§ **Given instruction**:
Leave out the pictures, then output the lines of the records below from the first through the one containing "const markerValues = [1.0];".

☆ ☆ ☆ ☆ ☆ ☆ ☆

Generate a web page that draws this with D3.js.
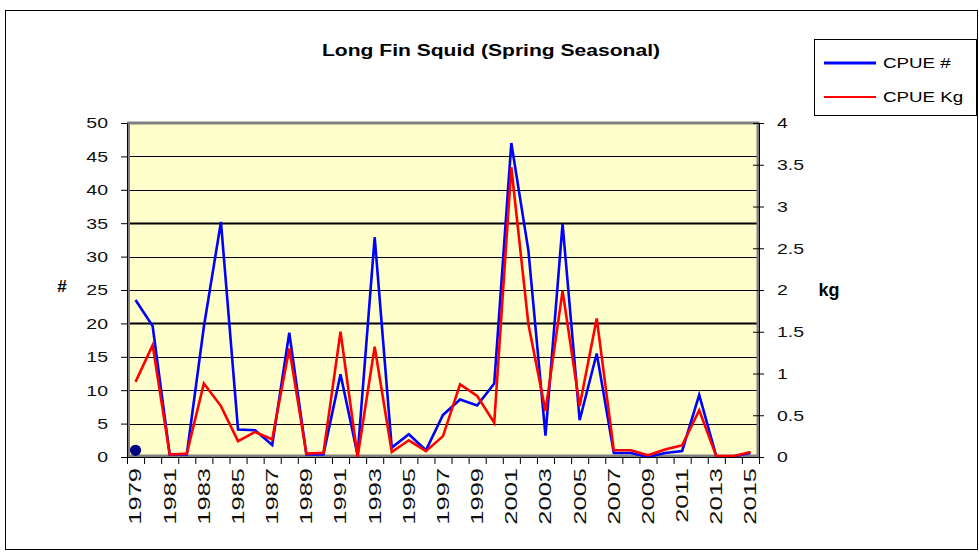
<!DOCTYPE html>
<html>
<head>
<meta charset="utf-8">
<script src="https://cdn.jsdelivr.net/npm/d3@7"></script>
<style>
  html, body { margin: 0; padding: 0; background: #fff; }
  svg { display: block; font-family: Arial, "Liberation Sans", sans-serif; }
</style>
</head>
<body>
<svg id="chart"></svg>
<script>
// data
const years = [1979, 1980, 1981, 1982, 1983, 1984, 1985, 1986, 1987, 1988,
  1989, 1990, 1991, 1992, 1993, 1994, 1995, 1996, 1997, 1998,
  1999, 2000, 2001, 2002, 2003, 2004, 2005, 2006, 2007, 2008,
  2009, 2010, 2011, 2012, 2013, 2014, 2015];

const cpueNum = [23.5, 19.6, 0.4, 0.4, 19.5, 35.2, 4.1, 4.0, 1.8, 18.6,
  0.4, 0.4, 12.4, 0.3, 32.9, 1.4, 3.4, 1.0, 6.3, 8.6,
  7.7, 11.0, 47.0, 30.9, 3.2, 34.9, 5.5, 15.5, 0.6, 0.6,
  0.0, 0.6, 0.9, 9.3, 0.1, 0.1, 0.6];

const cpueKg = [0.90, 1.34, 0.03, 0.04, 0.88, 0.61, 0.19, 0.30, 0.21, 1.30,
  0.04, 0.05, 1.50, 0.00, 1.32, 0.06, 0.20, 0.07, 0.25, 0.87,
  0.73, 0.41, 3.47, 1.59, 0.55, 1.99, 0.61, 1.66, 0.08, 0.08,
  0.02, 0.09, 0.14, 0.56, 0.01, 0.01, 0.06];

// lone marker sitting at 1979
const markerYears = [1979];
const markerValues = [1.0];

const leftTicks = [0, 5, 10, 15, 20, 25, 30, 35, 40, 45, 50];
const rightTicks = [0, 0.5, 1, 1.5, 2, 2.5, 3, 3.5, 4];
const yearLabels = years.filter((d, i) => i % 2 === 0);

const width = 979;
const height = 552;
const plot = { left: 127, right: 759, top: 123, bottom: 457 };
const stretch = 1.3; // reference text is drawn wide

const svg = d3.select("#chart").attr("width", width).attr("height", height);

// outer chart border
svg.append("rect")
  .attr("x", 5.5).attr("y", 10.5)
  .attr("width", 972).attr("height", 539)
  .attr("fill", "#fff").attr("stroke", "#000").attr("stroke-width", 1);

const x = d3.scaleBand().domain(years).range([plot.left, plot.right]).padding(0);
const xEdge = d3.scaleLinear().domain([0, years.length]).range([plot.left, plot.right]);
const yL = d3.scaleLinear().domain([0, 50]).range([plot.bottom, plot.top]);
const yR = d3.scaleLinear().domain([0, 4]).range([plot.bottom, plot.top]);
const cx = d => x(d) + x.bandwidth() / 2;

// plot area
svg.append("rect")
  .attr("x", plot.left).attr("y", plot.top)
  .attr("width", plot.right - plot.left).attr("height", plot.bottom - plot.top)
  .attr("fill", "#ffffcc");

// gridlines
svg.append("g")
  .selectAll("line")
  .data(leftTicks.filter(d => d > 0 && d < 50))
  .enter()
  .append("line")
  .attr("x1", plot.left).attr("x2", plot.right)
  .attr("y1", d => Math.round(yL(d)) + 0.5).attr("y2", d => Math.round(yL(d)) + 0.5)
  .attr("stroke", "#000")
  .attr("stroke-width", d => (d === 20 || d === 35) ? 2 : 1);

// grey plot frame
svg.append("rect")
  .attr("x", plot.left + 1.5).attr("y", plot.top)
  .attr("width", plot.right - plot.left - 2.5).attr("height", plot.bottom - plot.top - 1)
  .attr("fill", "none").attr("stroke", "#808080").attr("stroke-width", 3);

// series
const lineNum = d3.line().x((d, i) => cx(years[i])).y(d => yL(d));
const lineKg = d3.line().x((d, i) => cx(years[i])).y(d => yR(d));

svg.append("path")
  .datum(cpueNum)
  .attr("d", lineNum)
  .attr("fill", "none").attr("stroke", "#0000ff").attr("stroke-width", 2.6)
  .attr("stroke-linejoin", "miter");

svg.append("path")
  .datum(cpueKg)
  .attr("d", lineKg)
  .attr("fill", "none").attr("stroke", "#ff0000").attr("stroke-width", 2.6)
  .attr("stroke-linejoin", "miter");

svg.append("g")
  .selectAll("path")
  .data(markerValues)
  .enter()
  .append("path")
  .attr("transform", (d, i) => `translate(${cx(markerYears[i])},${yL(d)})`)
  .attr("d", d3.symbol().type(d3.symbolCircle).size(100))
  .attr("fill", "#000080");

// axes
const leftAxis = svg.append("g")
  .attr("transform", `translate(${plot.left},0)`)
  .call(d3.axisLeft(yL).tickValues(leftTicks).tickSize(6).tickSizeOuter(0));
leftAxis.select(".domain").attr("stroke", "#000");
leftAxis.selectAll("text")
  .attr("font-size", 15)
  .attr("fill", "#111")
  .attr("x", -19 / stretch)
  .attr("transform", `scale(${stretch},1)`);

const rightAxis = svg.append("g")
  .attr("transform", `translate(${plot.right},0)`)
  .call(d3.axisRight(yR).tickValues(rightTicks).tickFormat(d => String(d)).tickSize(5).tickSizeOuter(0));
rightAxis.selectAll(".tick line").attr("x1", -6);
rightAxis.selectAll("text")
  .attr("font-size", 15)
  .attr("fill", "#111")
  .attr("x", 18 / stretch)
  .attr("transform", `scale(${stretch},1)`);

const bottomTicks = svg.append("g")
  .attr("transform", `translate(0,${plot.bottom})`)
  .call(d3.axisBottom(xEdge).tickValues(d3.range(years.length + 1)).tickFormat("").tickSize(7).tickSizeOuter(0));
bottomTicks.select(".domain").attr("stroke", "#000");

const bottomLabels = svg.append("g")
  .attr("transform", `translate(0,${plot.bottom})`)
  .call(d3.axisBottom(x).tickValues(yearLabels).tickSize(0));
bottomLabels.select(".domain").remove();
bottomLabels.selectAll("text")
  .attr("font-size", 17)
  .attr("fill", "#111")
  .attr("text-anchor", "end")
  .attr("dy", "0.35em")
  .attr("y", 0)
  .attr("x", 0)
  .attr("transform", "translate(0,11) rotate(-90) scale(1.5,1)");

// titles
svg.append("text")
  .attr("x", 491).attr("y", 56)
  .attr("text-anchor", "middle")
  .attr("font-size", 17).attr("font-weight", "bold")
  .attr("transform", "translate(491,0) scale(1.24,1) translate(-491,0)")
  .text("Long Fin Squid (Spring Seasonal)");

svg.append("text")
  .attr("x", 62).attr("y", 292)
  .attr("text-anchor", "middle")
  .attr("font-size", 17).attr("font-weight", "bold")
  .text("#");

svg.append("text")
  .attr("x", 829).attr("y", 296)
  .attr("text-anchor", "middle")
  .attr("font-size", 18).attr("font-weight", "bold")
  .text("kg");

// legend
const legend = svg.append("g");
legend.append("rect")
  .attr("x", 814.5).attr("y", 39.5)
  .attr("width", 162).attr("height", 76)
  .attr("fill", "#fff").attr("stroke", "#000").attr("stroke-width", 1);

const legendItems = [
  { name: "CPUE #", color: "#0000ff", w: 3, y: 63 },
  { name: "CPUE Kg", color: "#ff0000", w: 2, y: 97 }
];
legendItems.forEach(d => {
  legend.append("line")
    .attr("x1", 824).attr("x2", 876)
    .attr("y1", d.y).attr("y2", d.y)
    .attr("stroke", d.color).attr("stroke-width", d.w);
  legend.append("text")
    .attr("x", 883 / 1.25).attr("y", d.y + 5.5)
    .attr("font-size", 15)
    .attr("transform", "scale(1.25,1)")
    .text(d.name);
});
</script>
</body>
</html>
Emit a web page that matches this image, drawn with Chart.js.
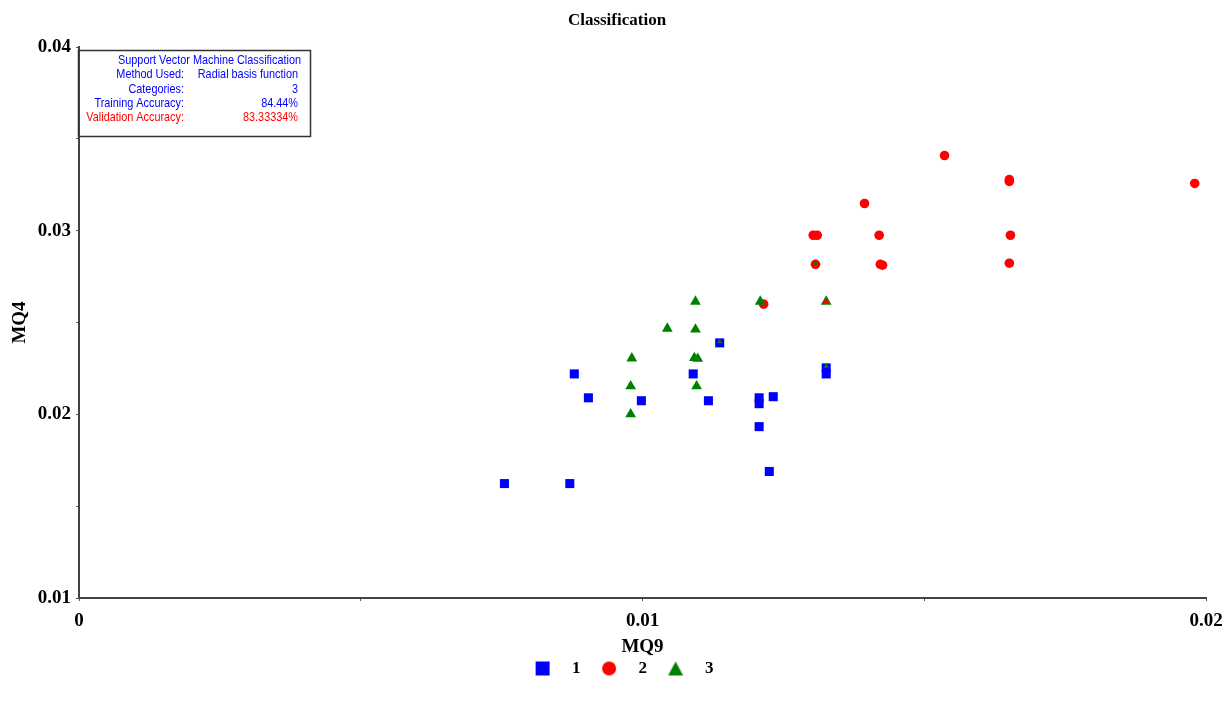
<!DOCTYPE html>
<html>
<head>
<meta charset="utf-8">
<title>Classification</title>
<script src="https://cdn.jsdelivr.net/npm/chart.js@4.4.1/dist/chart.umd.min.js"></script>
<style>
  html, body { margin: 0; padding: 0; background: #fff; }
  #wrap { position: relative; width: 1227px; height: 706px; }
</style>
</head>
<body>
<div id="wrap"><canvas id="svmChart"></canvas></div>
<script>
// Lớp 1 (xanh dương, hình vuông)
const class1X = [0.00755, 0.00871, 0.00879, 0.00904, 0.00998, 0.0109, 0.01117, 0.01137,
                 0.01207, 0.01207, 0.01232, 0.01207, 0.01225, 0.01326, 0.01326];
const class1Y = [0.01623, 0.01623, 0.0222, 0.0209, 0.02074, 0.0222, 0.02074, 0.02389,
                 0.0209, 0.02058, 0.02096, 0.01933, 0.01689, 0.02253, 0.0222];

// Lớp 2 (đỏ, hình tròn)
const class2X = [0.01536, 0.01651, 0.01651, 0.0198, 0.01394, 0.01303, 0.0131, 0.0142,
                 0.01653, 0.01307, 0.01422, 0.01426, 0.01651, 0.01215];
const class2Y = [0.03409, 0.03278, 0.03268, 0.03257, 0.03148, 0.02975, 0.02975, 0.02975,
                 0.02975, 0.02817, 0.02817, 0.02812, 0.02823, 0.0260];

// Lớp 3 (xanh lá, tam giác)
const class3X = [0.01094, 0.01209, 0.01326, 0.01044, 0.01094, 0.00981, 0.01092, 0.01098,
                 0.00979, 0.01096, 0.00979];
const class3Y = [0.02614, 0.02614, 0.02614, 0.02467, 0.02462, 0.02305, 0.02307, 0.02303,
                 0.02153, 0.02153, 0.02001];

// Dấu nhỏ nằm bên trong dấu khác
const innerTriX = [0.01137, 0.01326, 0.01307];
const innerTriY = [0.02395, 0.02262, 0.02822];
const innerDotX = [0.01326];
const innerDotY = [0.02614];

const xTicks = [0, 0.005, 0.01, 0.015, 0.02];
const yTicks = [0.01, 0.015, 0.02, 0.025, 0.03, 0.035, 0.04];
const legendText = ["   1   ", "   2   ", "   3"];

const infoHeader = "Support Vector Machine Classification";
const infoLabels = ["Method Used:", "Categories:", "Training Accuracy:", "Validation Accuracy:"];
const infoValues = ["Radial basis function", "3", "84.44%", "83.33334%"];

const BLUE = "#0000ff", RED = "#ff0000", GREEN = "#008000";
const SERIF = "'Liberation Serif', 'Times New Roman', serif";

const pts = (xs, ys) => xs.map((x, i) => ({ x, y: ys[i] }));

// icon cho legend
function makeIcon(kind, color) {
  const c = document.createElement("canvas");
  c.width = 16; c.height = 16;
  const g = c.getContext("2d");
  g.fillStyle = color;
  if (kind === "rect") g.fillRect(1, 1, 14, 14);
  else if (kind === "circle") { g.beginPath(); g.arc(8, 8, 7, 0, Math.PI * 2); g.fill(); }
  else { g.beginPath(); g.moveTo(8, 1); g.lineTo(15.5, 15); g.lineTo(0.5, 15); g.closePath(); g.fill(); }
  return c;
}
const legendIcons = [makeIcon("rect", BLUE), makeIcon("circle", RED), makeIcon("triangle", GREEN)];
const legendColors = [BLUE, RED, GREEN];

// chỉ ghi nhãn ở bội số 0.01
function fmtTick(v) {
  const r = Math.round(v * 1000);
  if (r % 10 !== 0) return "";
  return r === 0 ? "0" : String(r / 1000);
}

// Ô thông tin góc trên trái
const infoBox = {
  id: "infoBox",
  afterLayout(chart) {
    // dời legend + tiêu đề cho giống bản gốc
    const lg = chart.legend;
    if (lg) { lg.left = 42; lg.top -= 2; lg.bottom -= 2; }
    if (chart.titleBlock) chart.titleBlock.left = 28;
  },
  afterDraw(chart) {
    const ctx = chart.ctx;
    const { left, top } = chart.chartArea;
    ctx.save();
    ctx.strokeStyle = "#333";
    ctx.lineWidth = 1.5;
    ctx.strokeRect(left - 0.5, top + 3.5, 232, 86);

    ctx.font = "13px 'Liberation Sans', Arial, sans-serif";
    const sx = 183 / ctx.measureText(infoHeader).width; // nén ngang như font narrow
    ctx.textBaseline = "middle";
    ctx.textAlign = "right";
    const drawT = (t, xr, y, col) => {
      ctx.save();
      ctx.translate(xr, y);
      ctx.scale(sx, 1);
      ctx.fillStyle = col;
      ctx.fillText(t, 0, 0);
      ctx.restore();
    };
    drawT(infoHeader, left + 222, top + 13.5, BLUE);
    infoLabels.forEach((lab, i) => {
      const y = top + 27.8 + i * 14.3;
      const col = i === 3 ? RED : BLUE;
      drawT(lab, left + 105, y, col);
      drawT(infoValues[i], left + 219, y, col);
    });
    ctx.restore();
  }
};

Chart.defaults.color = "#000";
Chart.defaults.font.family = SERIF;

new Chart(document.getElementById("svmChart"), {
  type: "scatter",
  data: {
    datasets: [
      { label: "1", data: pts(class1X, class1Y), pointStyle: "rect", pointRadius: 6.4,
        backgroundColor: BLUE, borderColor: BLUE, pointBorderWidth: 0, order: 2 },
      { label: "2", data: pts(class2X, class2Y), pointStyle: "circle", pointRadius: 4.8,
        backgroundColor: RED, borderColor: RED, pointBorderWidth: 0, order: 3 },
      { label: "3", data: pts(class3X, class3Y), pointStyle: "triangle", pointRadius: 6.2,
        backgroundColor: GREEN, borderColor: GREEN, pointBorderWidth: 0, order: 1 },
      { label: "inner3", data: pts(innerTriX, innerTriY), pointStyle: "triangle", pointRadius: 3,
        backgroundColor: GREEN, borderColor: GREEN, pointBorderWidth: 0, order: 0 },
      { label: "inner2", data: pts(innerDotX, innerDotY), pointStyle: "circle", pointRadius: 2.5,
        backgroundColor: RED, borderColor: RED, pointBorderWidth: 0, order: 0 }
    ]
  },
  options: {
    responsive: true,
    maintainAspectRatio: false,
    animation: false,
    layout: { padding: { left: 0, right: 21, top: 2, bottom: 17 } },
    scales: {
      x: {
        type: "linear",
        min: 0, max: 0.02,
        afterFit(s) { s.height = 56; s.paddingLeft = 0; s.paddingRight = 0; },
        afterBuildTicks(s) { s.ticks = xTicks.map(v => ({ value: v })); },
        ticks: { callback: fmtTick, autoSkip: false, maxRotation: 0, padding: 9,
                 font: { family: SERIF, size: 19, weight: "bold" }, color: "#000" },
        grid: { drawOnChartArea: false, drawTicks: true, tickLength: 3, color: "#555" },
        border: { display: true, color: "#444", width: 2 },
        title: { display: true, text: "MQ9", color: "#000", padding: { top: 0, bottom: -4.4 },
                 font: { family: SERIF, size: 19, weight: "bold" } }
      },
      y: {
        type: "linear",
        min: 0.01, max: 0.04,
        afterFit(s) { s.width = 79; },
        afterBuildTicks(s) { s.ticks = yTicks.map(v => ({ value: v })); },
        ticks: { callback: fmtTick, autoSkip: false, padding: 5,
                 font: { family: SERIF, size: 19, weight: "bold" }, color: "#000" },
        grid: { drawOnChartArea: false, drawTicks: true, tickLength: 3, color: "#555" },
        border: { display: true, color: "#444", width: 2 },
        title: { display: true, text: "MQ4", color: "#000", padding: { top: 8.6, bottom: 0 },
                 font: { family: SERIF, size: 19, weight: "bold" } }
      }
    },
    plugins: {
      title: { display: true, text: "Classification", color: "#000",
               font: { family: SERIF, size: 17, weight: "bold" },
               padding: { top: 8.8, bottom: 15.8 } },
      legend: {
        position: "bottom",
        labels: {
          usePointStyle: true,
          boxWidth: 16,
          padding: 8,
          color: "#000",
          font: { family: SERIF, size: 17, weight: "bold" },
          generateLabels(chart) {
            return legendText.map((t, i) => ({
              text: t,
              fillStyle: legendColors[i],
              strokeStyle: legendColors[i],
              lineWidth: 0,
              pointStyle: legendIcons[i],
              hidden: !chart.isDatasetVisible(i),
              datasetIndex: i,
              fontColor: "#000"
            }));
          }
        }
      },
      tooltip: { enabled: false }
    }
  },
  plugins: [infoBox]
});
</script>
</body>
</html>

☆ ☆ ☆ ☆ ☆ ☆ ☆

§ **Result**:
Generate a web page that draws this with D3.js.
<!DOCTYPE html>
<html>
<head>
<meta charset="utf-8">
<script src="https://cdn.jsdelivr.net/npm/d3@7"></script>
<style>
  html, body { margin: 0; padding: 0; background: #fff; }
  svg { display: block; font-family: Arial, "Liberation Sans", sans-serif; }
</style>
</head>
<body>
<svg id="chart"></svg>
<script>
// data
const years = [1979, 1980, 1981, 1982, 1983, 1984, 1985, 1986, 1987, 1988,
  1989, 1990, 1991, 1992, 1993, 1994, 1995, 1996, 1997, 1998,
  1999, 2000, 2001, 2002, 2003, 2004, 2005, 2006, 2007, 2008,
  2009, 2010, 2011, 2012, 2013, 2014, 2015];

const cpueNum = [23.5, 19.6, 0.4, 0.4, 19.5, 35.2, 4.1, 4.0, 1.8, 18.6,
  0.4, 0.4, 12.4, 0.3, 32.9, 1.4, 3.4, 1.0, 6.3, 8.6,
  7.7, 11.0, 47.0, 30.9, 3.2, 34.9, 5.5, 15.5, 0.6, 0.6,
  0.0, 0.6, 0.9, 9.3, 0.1, 0.1, 0.6];

const cpueKg = [0.90, 1.34, 0.03, 0.04, 0.88, 0.61, 0.19, 0.30, 0.21, 1.30,
  0.04, 0.05, 1.50, 0.00, 1.32, 0.06, 0.20, 0.07, 0.25, 0.87,
  0.73, 0.41, 3.47, 1.59, 0.55, 1.99, 0.61, 1.66, 0.08, 0.08,
  0.02, 0.09, 0.14, 0.56, 0.01, 0.01, 0.06];

// lone marker sitting at 1979
const markerYears = [1979];
const markerValues = [1.0];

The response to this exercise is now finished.